The most important things you need to know ahead of the Federal Reserve's big announcement
The Federal Reserve's next big policy event is on Wednesday.
To end its two-day meeting, the Federal Open Market Committee, which steers Fed policy, will publish its latest statement at 2 p.m. ET. We'll get updates to its forecasts for growth, interest rates, and inflation.
Fed Chair Janet Yellen will then hold a news conference starting at about 2:30 p.m. ET.
Virtually no one expects that the Fed will raise its benchmark rate now or even in July.
That's mostly because a lot suddenly changed on the first Friday in June.
On that day, we got the May jobs report showing that the economy added 38,000 jobs - the fewest in six years. The unemployment rate fell to a new cycle low of 4.7%, mostly because fewer people bothered to find a job, as the participation rate fell to a 2016 low.
Yellen spoke in Philadelphia the following Monday, emphasizing the economy's strengths.
She said it was important to not attach too much importance to one month's data. But Yellen and the Fed would definitely want to be sure that the slowdown was temporary, possibly ruling out the next rate hike until at least September.
The statement would most likely reflect that economic growth picked up after a first-quarter slowdown. But talk of global economic risk may make a return given the British referendum on its European Union membership next week, Jefferies' Ward McCarthy said in a note.
The next dot plot is crucial
The dot plot shows where FOMC members think the target fed funds rate should be at the end of the next few years and in the longer term. The dots were lowered in March to reflect two rate increases in 2016, halving the earlier projection.

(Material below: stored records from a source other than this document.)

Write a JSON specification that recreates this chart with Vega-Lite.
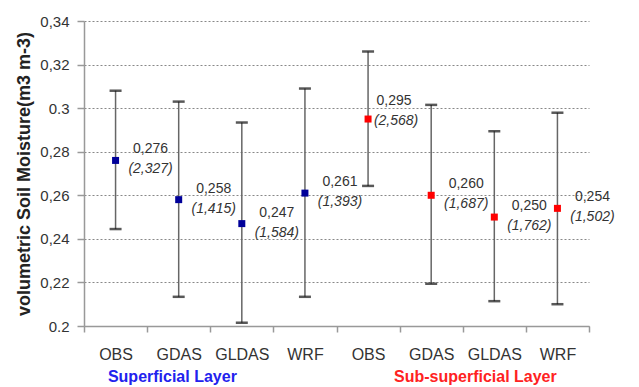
{
  "$schema": "https://vega.github.io/schema/vega-lite/v6.json",
  "autosize": {"type": "none"},
  "padding": {"left": 84, "top": 21, "right": 50, "bottom": 61},
  "width": 505,
  "height": 305,
  "background": "white",
  "config": {
    "view": {"stroke": null},
    "font": "Liberation Sans",
    "axis": {"labelFont": "Liberation Sans", "titleFont": "Liberation Sans"}
  },
  "data": {
    "values": [
      {"id": "S-OBS", "model": "OBS", "layer": "Superficial", "mean": 0.276, "lo": 0.2445, "hi": 0.308, "val": "0,276", "sd": "(2,327)"},
      {"id": "S-GDAS", "model": "GDAS", "layer": "Superficial", "mean": 0.258, "lo": 0.2134, "hi": 0.303, "val": "0,258", "sd": "(1,415)"},
      {"id": "S-GLDAS", "model": "GLDAS", "layer": "Superficial", "mean": 0.247, "lo": 0.2015, "hi": 0.2934, "val": "0,247", "sd": "(1,584)"},
      {"id": "S-WRF", "model": "WRF", "layer": "Superficial", "mean": 0.261, "lo": 0.2134, "hi": 0.309, "val": "0,261", "sd": "(1,393)"},
      {"id": "U-OBS", "model": "OBS", "layer": "Sub-superficial", "mean": 0.295, "lo": 0.2643, "hi": 0.326, "val": "0,295", "sd": "(2,568)"},
      {"id": "U-GDAS", "model": "GDAS", "layer": "Sub-superficial", "mean": 0.260, "lo": 0.2194, "hi": 0.3015, "val": "0,260", "sd": "(1,687)"},
      {"id": "U-GLDAS", "model": "GLDAS", "layer": "Sub-superficial", "mean": 0.250, "lo": 0.2114, "hi": 0.2894, "val": "0,250", "sd": "(1,762)"},
      {"id": "U-WRF", "model": "WRF", "layer": "Sub-superficial", "mean": 0.254, "lo": 0.2100, "hi": 0.2979, "val": "0,254", "sd": "(1,502)"}
    ]
  },
  "encoding": {
    "x": {
      "field": "id", "type": "nominal", "sort": null,
      "scale": {"paddingInner": 0, "paddingOuter": 0},
      "axis": {
        "title": null,
        "labelExpr": "split(datum.label, '-')[1]",
        "labelAngle": 0,
        "labelFontSize": 16,
        "labelColor": "#333333",
        "labelPadding": 14,
        "tickBand": "extent",
        "tickSize": 6,
        "tickColor": "#999999",
        "tickWidth": 1.5,
        "domainColor": "#999999",
        "domainWidth": 1.5,
        "grid": false
      }
    }
  },
  "layer": [
    {
      "mark": {"type": "rule", "color": "#666666", "strokeWidth": 1.5},
      "encoding": {
        "y": {
          "field": "lo", "type": "quantitative",
          "scale": {"domain": [0.2, 0.34], "nice": false, "zero": false},
          "axis": {
            "title": "volumetric Soil Moisture(m3 m-3)",
            "titleFontSize": 18,
            "titleFontWeight": "bold",
            "titleColor": "#222222",
            "titlePadding": 6,
            "values": [0.2, 0.22, 0.24, 0.26, 0.28, 0.3, 0.32, 0.34],
            "labelExpr": "length(format(datum.value, '.2~f')) > 3 ? replace(format(datum.value, '.2~f'), '.', ',') : format(datum.value, '.2~f')",
            "labelFontSize": 15,
            "labelColor": "#333333",
            "labelPadding": 8,
            "tickSize": 7,
            "tickColor": "#999999",
            "tickWidth": 1.5,
            "domainColor": "#999999",
            "domainWidth": 1.5,
            "grid": true,
            "gridColor": "#888888",
            "gridDash": [2, 2],
            "gridWidth": 1
          }
        },
        "y2": {"field": "hi"}
      }
    },
    {
      "mark": {"type": "tick", "orient": "horizontal", "color": "#111111", "size": 12, "thickness": 2.5},
      "encoding": {"y": {"field": "hi", "type": "quantitative"}}
    },
    {
      "mark": {"type": "tick", "orient": "horizontal", "color": "#111111", "size": 12, "thickness": 2.5},
      "encoding": {"y": {"field": "lo", "type": "quantitative"}}
    },
    {
      "mark": {"type": "square", "size": 49, "opacity": 1},
      "encoding": {
        "y": {"field": "mean", "type": "quantitative"},
        "color": {
          "field": "layer", "type": "nominal",
          "scale": {"domain": ["Superficial", "Sub-superficial"], "range": ["#000099", "#ff0000"]},
          "legend": null
        }
      }
    },
    {
      "mark": {"type": "text", "align": "center", "baseline": "middle", "dx": {"expr": "datum.id == 'U-OBS' ? 26 : 35"}, "dy": {"expr": "datum.id == 'U-OBS' ? -18 : -11"}, "fontSize": 14, "color": "#333333"},
      "encoding": {
        "y": {"field": "mean", "type": "quantitative"},
        "text": {"field": "val"}
      }
    },
    {
      "mark": {"type": "text", "align": "center", "baseline": "middle", "dx": {"expr": "datum.id == 'U-OBS' ? 28 : 35"}, "dy": {"expr": "datum.id == 'U-OBS' ? 2 : 9"}, "fontSize": 14, "fontStyle": "italic", "color": "#333333"},
      "encoding": {
        "y": {"field": "mean", "type": "quantitative"},
        "text": {"field": "sd"}
      }
    },
    {
      "data": {"values": [{"pos": "S-GDAS", "label": "Superficial  Layer"}]},
      "mark": {"type": "text", "align": "center", "baseline": "middle", "dy": 51, "fontSize": 16, "fontWeight": "bold", "color": "#2222ee", "clip": false},
      "encoding": {
        "x": {"field": "pos", "type": "nominal", "bandPosition": 0.4},
        "y": {"datum": 0.2},
        "text": {"field": "label"}
      }
    },
    {
      "data": {"values": [{"pos": "U-GLDAS", "label": "Sub-superficial Layer"}]},
      "mark": {"type": "text", "align": "center", "baseline": "middle", "dy": 51, "fontSize": 16, "fontWeight": "bold", "color": "#ff2222", "clip": false},
      "encoding": {
        "x": {"field": "pos", "type": "nominal", "bandPosition": 0.2},
        "y": {"datum": 0.2},
        "text": {"field": "label"}
      }
    }
  ]
}
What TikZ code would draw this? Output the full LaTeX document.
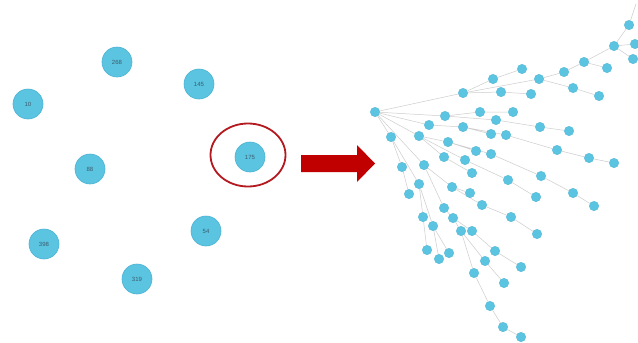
\documentclass[tikz,border=0pt]{standalone}
\usepackage{fontspec}
\setmainfont{Liberation Sans}
\usetikzlibrary{backgrounds,shapes.geometric}
\definecolor{nodeblue}{HTML}{5BC4E1}
\definecolor{nodeedge}{HTML}{4DB3D3}
\definecolor{labelcol}{HTML}{3B5C6C}
\definecolor{edgegray}{HTML}{CDCDCD}
\definecolor{ringred}{HTML}{B3191E}
\definecolor{arrowred}{HTML}{C00000}
\tikzset{
  bignode/.style={circle,fill=nodeblue,draw=nodeedge,line width=0.6pt,minimum size=30pt,inner sep=0pt,font=\fontsize{6}{7}\selectfont,text=labelcol},
  tn/.style={circle,fill=nodeblue,draw=nodeedge,line width=0.3pt,minimum size=9.5pt,inner sep=0pt},
  edge/.style={draw=edgegray,line width=0.5pt}
}
\begin{document}
\begin{tikzpicture}[x=1pt,y=-1pt]
\useasboundingbox (0,0) rectangle (638,343);

% left: isolated nodes
\node[bignode] (n268) at (117,62) {268};
\node[bignode] (n145) at (199,84) {145};
\node[bignode] (n10) at (28,104) {10};
\node[bignode] (n88) at (90,169) {88};
\node[bignode] (n175) at (250,157) {175};
\node[bignode] (n54) at (206,231) {54};
\node[bignode] (n398) at (44,244) {398};
\node[bignode] (n319) at (137,279) {319};
\node[draw=ringred,line width=1.8pt,ellipse,minimum width=75pt,minimum height=63pt] (ring) at (248,155) {};

% big arrow
\fill[arrowred] (301,155) -- (357,155) -- (357,145) -- (375,163.5) -- (357,182) -- (357,172) -- (301,172) -- cycle;

% tree nodes
\node[tn] (t0) at (375,112) {};
\node[tn] (a1) at (463,93) {};
\node[tn] (a2) at (539,79) {};
\node[tn] (a3) at (564,72) {};
\node[tn] (a4) at (584,62) {};
\node[tn] (a5) at (614,46) {};
\node[tn] (a6) at (629,25) {};
\node[tn] (a7) at (635,44) {};
\node[tn] (a8) at (633,59) {};
\node[tn] (a9) at (607,68) {};
\node[tn] (a10) at (573,88) {};
\node[tn] (a11) at (599,96) {};
\node[tn] (a12) at (493,79) {};
\node[tn] (a13) at (522,69) {};
\node[tn] (a14) at (501,92) {};
\node[tn] (a15) at (531,94) {};
\coordinate (atop) at (636,4);

\node[tn] (b1) at (445,116) {};
\node[tn] (b2) at (480,112) {};
\node[tn] (b3) at (513,112) {};
\node[tn] (c1) at (496,120) {};
\node[tn] (c2) at (540,127) {};
\node[tn] (c3) at (569,131) {};
\node[tn] (d1) at (429,125) {};
\node[tn] (d2) at (463,127) {};
\node[tn] (d3) at (491,134) {};
\node[tn] (e1) at (506,135) {};
\node[tn] (e2) at (557,150) {};
\node[tn] (e3) at (589,158) {};
\node[tn] (e4) at (614,163) {};

\node[tn] (f1) at (419,136) {};
\node[tn] (f2) at (448,142) {};
\node[tn] (f3) at (476,151) {};
\node[tn] (f4) at (491,154) {};
\node[tn] (g1) at (444,157) {};
\node[tn] (g2) at (465,160) {};
\node[tn] (l1) at (472,173) {};
\node[tn] (l2) at (508,180) {};
\node[tn] (l3) at (536,197) {};
\node[tn] (r1) at (541,176) {};
\node[tn] (r2) at (573,193) {};
\node[tn] (r3) at (594,206) {};

\node[tn] (i1) at (391,137) {};
\node[tn] (i2) at (402,167) {};
\node[tn] (i3) at (409,194) {};
\node[tn] (j1) at (424,165) {};
\node[tn] (j2) at (419,184) {};
\node[tn] (m1) at (452,187) {};
\node[tn] (m2) at (470,193) {};
\node[tn] (m3) at (482,205) {};
\node[tn] (o1) at (511,217) {};
\node[tn] (o2) at (537,234) {};
\node[tn] (n1) at (444,208) {};
\node[tn] (n2) at (423,217) {};
\node[tn] (n3) at (453,218) {};
\node[tn] (n4) at (433,226) {};
\node[tn] (n5) at (461,231) {};
\node[tn] (n6) at (472,231) {};
\node[tn] (p1) at (427,250) {};
\node[tn] (p2) at (449,253) {};
\node[tn] (p3) at (439,259) {};
\node[tn] (q1) at (495,251) {};
\node[tn] (q2) at (485,261) {};
\node[tn] (q3) at (474,273) {};
\node[tn] (q4) at (504,283) {};
\node[tn] (q5) at (490,306) {};
\node[tn] (q6) at (503,327) {};
\node[tn] (q7) at (521,337) {};
\node[tn] (q8) at (521,267) {};

\begin{pgfonlayer}{background}
\fill[white] (0,0) rectangle (638,343);
\draw[edge] (t0) -- (a1) (a1) -- (a2) (a2) -- (a3) (a3) -- (a4) (a4) -- (a5) (a5) -- (a6) (a6) -- (atop);
\draw[edge] (a5) -- (a7) (a5) -- (a8) (a4) -- (a9) (a2) -- (a10) (a10) -- (a11);
\draw[edge] (a1) -- (a12) (a12) -- (a13) (a1) -- (a14) (a14) -- (a15);
\draw[edge] (t0) -- (b1) (b1) -- (b2) (b2) -- (b3) (b1) -- (c1) (c1) -- (c2) (c2) -- (c3);
\draw[edge] (t0) -- (d1) (d1) -- (d2) (d2) -- (d3) (d2) -- (e1) (e1) -- (e2) (e2) -- (e3) (e3) -- (e4);
\draw[edge] (t0) -- (f1) (f1) -- (f2) (f2) -- (f3) (f2) -- (f4) (f4) -- (r1) (r1) -- (r2) (r2) -- (r3);
\draw[edge] (f1) -- (g1) (g1) -- (l1) (f1) -- (g2) (g2) -- (l2) (l2) -- (l3);
\draw[edge] (t0) -- (i1) (i1) -- (i2) (i2) -- (i3) (i1) -- (j2);
\draw[edge] (j2) -- (n2) (n2) -- (p1) (j2) -- (n4) (n4) -- (p3) (n4) -- (p2);
\draw[edge] (t0) -- (j1) (j1) -- (m1) (m1) -- (m2) (m1) -- (m3) (m3) -- (o1) (o1) -- (o2);
\draw[edge] (j1) -- (n1) (n1) -- (n3) (n3) -- (n5) (n3) -- (n6);
\draw[edge] (n5) -- (q3) (q3) -- (q5) (q5) -- (q6) (q6) -- (q7) (n5) -- (q2) (q2) -- (q4) (n6) -- (q1) (q1) -- (q8);
\end{pgfonlayer}
\end{tikzpicture}
\end{document}
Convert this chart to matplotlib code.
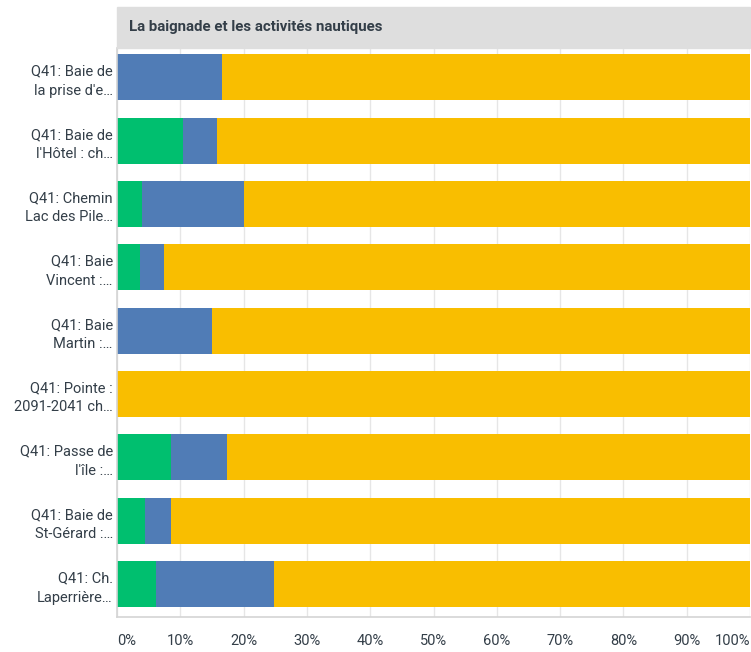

And with half of 2016 over, markets will most likely shift to what the Fed is communicating about next year, according to LPL Financial chief economic strategist John Canally.
That could make the disconnect between the Fed's and the market's thoughts on where rates should be more troubling, Canally said.
But Yellen may look past this and other excuses to delay rate hikes"because monetary policy affects the economy with a lag," she said recently in Philadelphia.
The key thing to watch with the dots is how many officials see just one hike this year, Neil Dutta, head of economics at Renaissance Macro, said in a note.
That's because the Fed is now grappling with what is the right level of rates to maintain full employment and 2% inflation. And given the recent drop in the participation rate and continued low productivity, the longer-run estimate is likely to fall to 3% from 3.25%.
"This is all consistent with the notion that low policy rates on their own likely overstate the degree of monetary accommodation in the economy," he said.
Inflation is a big risk
While the Fed's forecasts for gross domestic product and unemployment may be cut, "we would not be surprised to see a modest bump to future inflation," Wells Fargo's Sam Bullard said in a note.
But that would be at odds with households' long-term inflation expectations, which steer the actual trend, and fell to a new low of 2.3% in June, according to the University of Michigan's consumer sentiment survey.
Since the March meeting, two of the big transitory factors holding down inflation have improved - commodities have rallied and the broad US dollar has weakened a bit.
But the drop is enough to put July off the table, prompt the FOMC to rethink its central forecast for two hikes this year and push back 2017 expectations, Dutta said.